------ Material provided

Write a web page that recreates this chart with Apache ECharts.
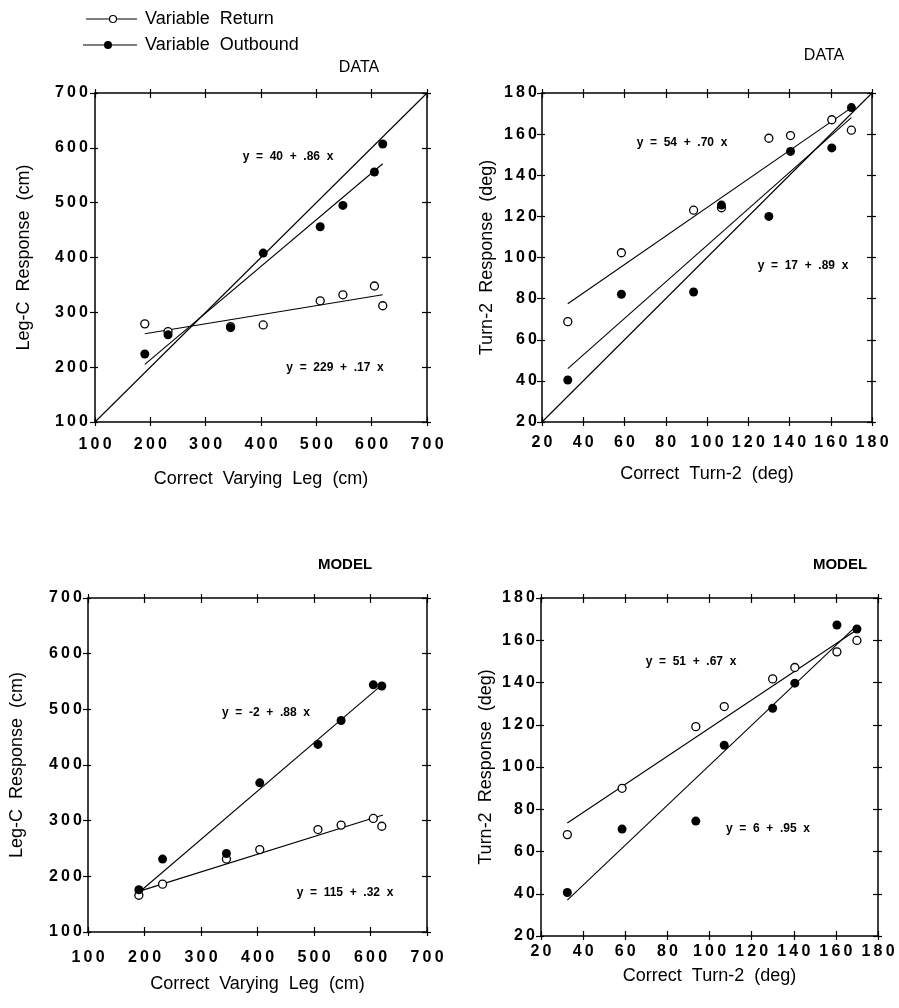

------------
------ Material provided

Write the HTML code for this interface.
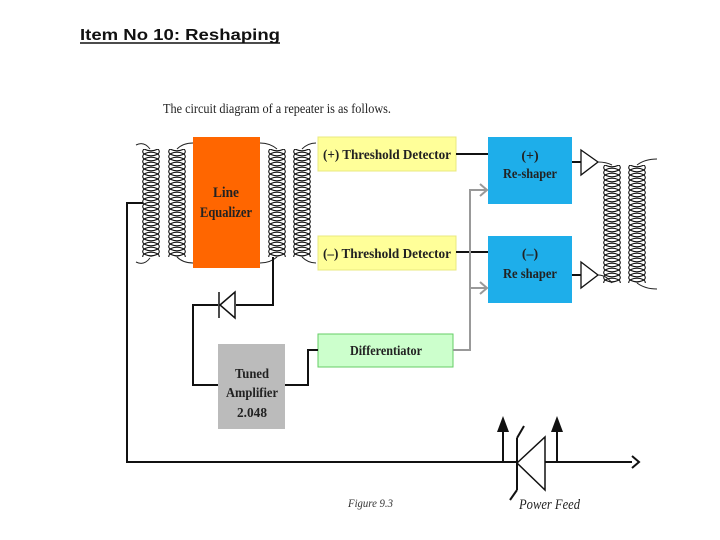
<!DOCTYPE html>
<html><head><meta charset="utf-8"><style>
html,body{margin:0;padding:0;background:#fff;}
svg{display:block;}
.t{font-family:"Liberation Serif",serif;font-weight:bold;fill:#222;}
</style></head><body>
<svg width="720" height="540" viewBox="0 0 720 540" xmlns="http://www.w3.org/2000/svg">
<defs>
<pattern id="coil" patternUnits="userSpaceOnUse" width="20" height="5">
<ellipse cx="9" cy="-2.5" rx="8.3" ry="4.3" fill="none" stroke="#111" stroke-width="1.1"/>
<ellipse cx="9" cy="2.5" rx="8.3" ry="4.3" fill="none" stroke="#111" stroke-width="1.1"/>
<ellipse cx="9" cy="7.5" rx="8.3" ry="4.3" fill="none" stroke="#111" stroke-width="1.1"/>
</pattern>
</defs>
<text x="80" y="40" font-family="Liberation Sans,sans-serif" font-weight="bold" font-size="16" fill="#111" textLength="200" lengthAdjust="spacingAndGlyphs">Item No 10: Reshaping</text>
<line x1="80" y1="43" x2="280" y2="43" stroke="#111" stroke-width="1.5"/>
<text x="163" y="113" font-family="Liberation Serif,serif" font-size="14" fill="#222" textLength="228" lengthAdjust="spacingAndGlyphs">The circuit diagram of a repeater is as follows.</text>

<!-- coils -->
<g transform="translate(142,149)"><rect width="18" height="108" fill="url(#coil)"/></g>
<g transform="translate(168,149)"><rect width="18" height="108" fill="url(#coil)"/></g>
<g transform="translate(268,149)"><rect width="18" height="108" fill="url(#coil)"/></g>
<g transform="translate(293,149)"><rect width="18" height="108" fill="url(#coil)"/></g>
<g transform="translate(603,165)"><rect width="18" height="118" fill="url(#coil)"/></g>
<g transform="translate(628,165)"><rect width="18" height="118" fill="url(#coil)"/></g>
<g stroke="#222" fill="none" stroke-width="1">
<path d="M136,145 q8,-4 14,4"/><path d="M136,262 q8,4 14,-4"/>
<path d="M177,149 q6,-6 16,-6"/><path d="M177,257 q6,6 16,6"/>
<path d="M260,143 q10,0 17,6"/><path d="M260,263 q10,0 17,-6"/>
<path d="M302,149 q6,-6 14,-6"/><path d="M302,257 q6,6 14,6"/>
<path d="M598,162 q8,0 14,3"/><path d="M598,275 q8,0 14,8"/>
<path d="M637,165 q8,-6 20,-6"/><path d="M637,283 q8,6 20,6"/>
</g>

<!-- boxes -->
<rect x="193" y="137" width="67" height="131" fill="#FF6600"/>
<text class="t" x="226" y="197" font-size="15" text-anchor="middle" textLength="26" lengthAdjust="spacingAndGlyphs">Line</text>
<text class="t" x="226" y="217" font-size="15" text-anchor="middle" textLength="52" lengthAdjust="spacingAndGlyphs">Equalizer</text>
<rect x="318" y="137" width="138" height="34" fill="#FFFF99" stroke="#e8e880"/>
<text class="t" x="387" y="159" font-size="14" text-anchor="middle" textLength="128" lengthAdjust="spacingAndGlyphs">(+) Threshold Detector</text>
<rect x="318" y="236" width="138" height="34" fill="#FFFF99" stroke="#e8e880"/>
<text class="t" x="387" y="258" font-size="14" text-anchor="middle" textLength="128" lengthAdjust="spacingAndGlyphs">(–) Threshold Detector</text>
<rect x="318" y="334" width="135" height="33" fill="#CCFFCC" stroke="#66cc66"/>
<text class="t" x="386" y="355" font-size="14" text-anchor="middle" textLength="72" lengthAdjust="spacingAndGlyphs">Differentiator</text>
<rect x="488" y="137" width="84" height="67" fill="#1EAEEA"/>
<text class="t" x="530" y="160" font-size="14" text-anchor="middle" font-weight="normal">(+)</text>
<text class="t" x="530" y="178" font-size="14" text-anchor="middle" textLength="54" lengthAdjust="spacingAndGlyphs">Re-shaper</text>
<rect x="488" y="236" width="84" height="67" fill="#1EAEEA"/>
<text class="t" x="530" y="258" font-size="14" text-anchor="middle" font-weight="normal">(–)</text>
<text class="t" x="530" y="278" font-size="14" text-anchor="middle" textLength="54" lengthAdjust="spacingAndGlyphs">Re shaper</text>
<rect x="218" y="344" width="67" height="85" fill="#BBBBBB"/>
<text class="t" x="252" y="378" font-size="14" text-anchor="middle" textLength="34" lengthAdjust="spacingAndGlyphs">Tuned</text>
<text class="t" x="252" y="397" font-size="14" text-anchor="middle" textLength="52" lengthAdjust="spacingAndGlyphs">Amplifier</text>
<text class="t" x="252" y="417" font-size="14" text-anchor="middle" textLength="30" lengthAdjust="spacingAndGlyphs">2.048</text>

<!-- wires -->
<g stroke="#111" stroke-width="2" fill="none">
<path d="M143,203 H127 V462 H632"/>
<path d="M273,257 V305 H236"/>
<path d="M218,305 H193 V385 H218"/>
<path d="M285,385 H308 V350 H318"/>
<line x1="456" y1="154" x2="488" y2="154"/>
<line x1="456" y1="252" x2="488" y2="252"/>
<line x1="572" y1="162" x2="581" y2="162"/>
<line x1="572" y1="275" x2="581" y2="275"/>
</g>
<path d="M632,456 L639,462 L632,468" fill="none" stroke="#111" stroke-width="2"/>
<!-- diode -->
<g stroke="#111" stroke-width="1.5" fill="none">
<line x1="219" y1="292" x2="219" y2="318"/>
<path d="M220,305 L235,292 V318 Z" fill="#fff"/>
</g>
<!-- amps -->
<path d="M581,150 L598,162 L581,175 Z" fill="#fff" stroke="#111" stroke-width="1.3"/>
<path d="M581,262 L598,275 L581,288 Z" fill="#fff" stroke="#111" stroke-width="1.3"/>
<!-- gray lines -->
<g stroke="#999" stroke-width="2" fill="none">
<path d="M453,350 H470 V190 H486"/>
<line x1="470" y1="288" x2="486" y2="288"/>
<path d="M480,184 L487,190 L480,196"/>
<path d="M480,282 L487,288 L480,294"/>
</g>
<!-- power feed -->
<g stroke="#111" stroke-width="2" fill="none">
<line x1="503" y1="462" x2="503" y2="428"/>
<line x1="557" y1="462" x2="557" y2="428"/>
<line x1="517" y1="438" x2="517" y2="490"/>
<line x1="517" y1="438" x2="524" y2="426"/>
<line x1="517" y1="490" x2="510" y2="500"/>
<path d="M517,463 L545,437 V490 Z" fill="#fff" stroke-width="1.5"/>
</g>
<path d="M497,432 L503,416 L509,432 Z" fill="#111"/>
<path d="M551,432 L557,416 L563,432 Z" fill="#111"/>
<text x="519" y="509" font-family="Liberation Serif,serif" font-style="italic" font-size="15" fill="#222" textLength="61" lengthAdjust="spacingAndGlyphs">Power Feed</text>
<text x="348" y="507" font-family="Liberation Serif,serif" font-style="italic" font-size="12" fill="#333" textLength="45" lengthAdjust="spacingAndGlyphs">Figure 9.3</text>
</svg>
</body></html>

------------

◆ **Description of the task**
Give only the number of lines in the entries above that hold the string "this".

◆ **Answer to the exercise**
2